My favorite part, from the second postscript, is when Nietzsche clarifies that he hates all contemporary music:
When in this essay I declare war upon Wagner–and incidentally upon German “taste”–when I use harsh words against the cretinism of Bayreuth, the last thing I want to do is start a celebration for any other musicians. Other musicians don’t count compared to Wagner. Things are bad generally. Decay is universal. The sickness goes deep. If Wagner nevertheless gives his name to the ruin of music, as Bernini did to the ruin of sculpture, he is certainly not its cause. He merely accelerated its tempo–to be sure, in such a manner that one stands horrified before this almost sudden downward motion, abyss-ward. He had the nïaveté of decadence: this was his superiority. He believed in it, he did not stop before any of the logical implications of decadence. The others hesitate–that is what differentiates them. Nothing else.
This comes immediately after his declaration that he has “given the Germans the most profound books they have–reason enough for the Germans not to understand a single word” and before a rant on the badness of Brahms. (I tried to write “evils” rather than “badness” there, but Wagner is the only one deemed worthy of evils. Everyone else just sucks.) Conclusion: Nietzsche is a hilarious misanthrope. I’d pay to see him in a Grumpy Old Men sequel.
Next up: The Conversations of Cow, which wins with 3 votes.
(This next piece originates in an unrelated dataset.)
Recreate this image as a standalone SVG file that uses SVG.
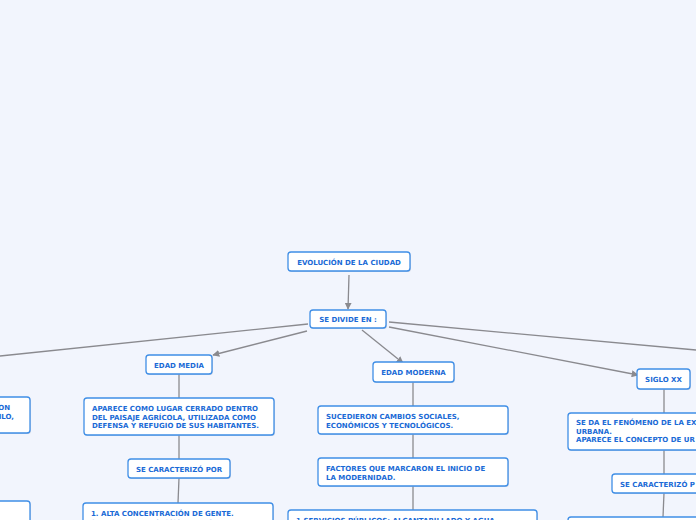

Gob’s Grief gets 2, Just Another Soldier 1, and The Lathe of Heaven and Humboldt’s Gift are rejected.
P.S.: I also mostly dislike Wagner, since I don’t like opera. I may or may not have fallen asleep during the second act of The Flying Dutchman, resting my forehead on the balcony railing, and been nudged awake to find scary little children still singing.
2nd P.S.: I wonder whether the lovers in Sondheim’s Passion, which is what I listened to when I couldn’t unearth my music-class copy of Wagner’s Tristan and Iseult, have a “cruel nature” sort of love (the good sort, like in Georges Bizet’s Carmen) or a sentimental, redeeming love (like in Wagner, boo!). Run out, watch a musical and a couple operas, read The Case of Wagner, and let me know what you think.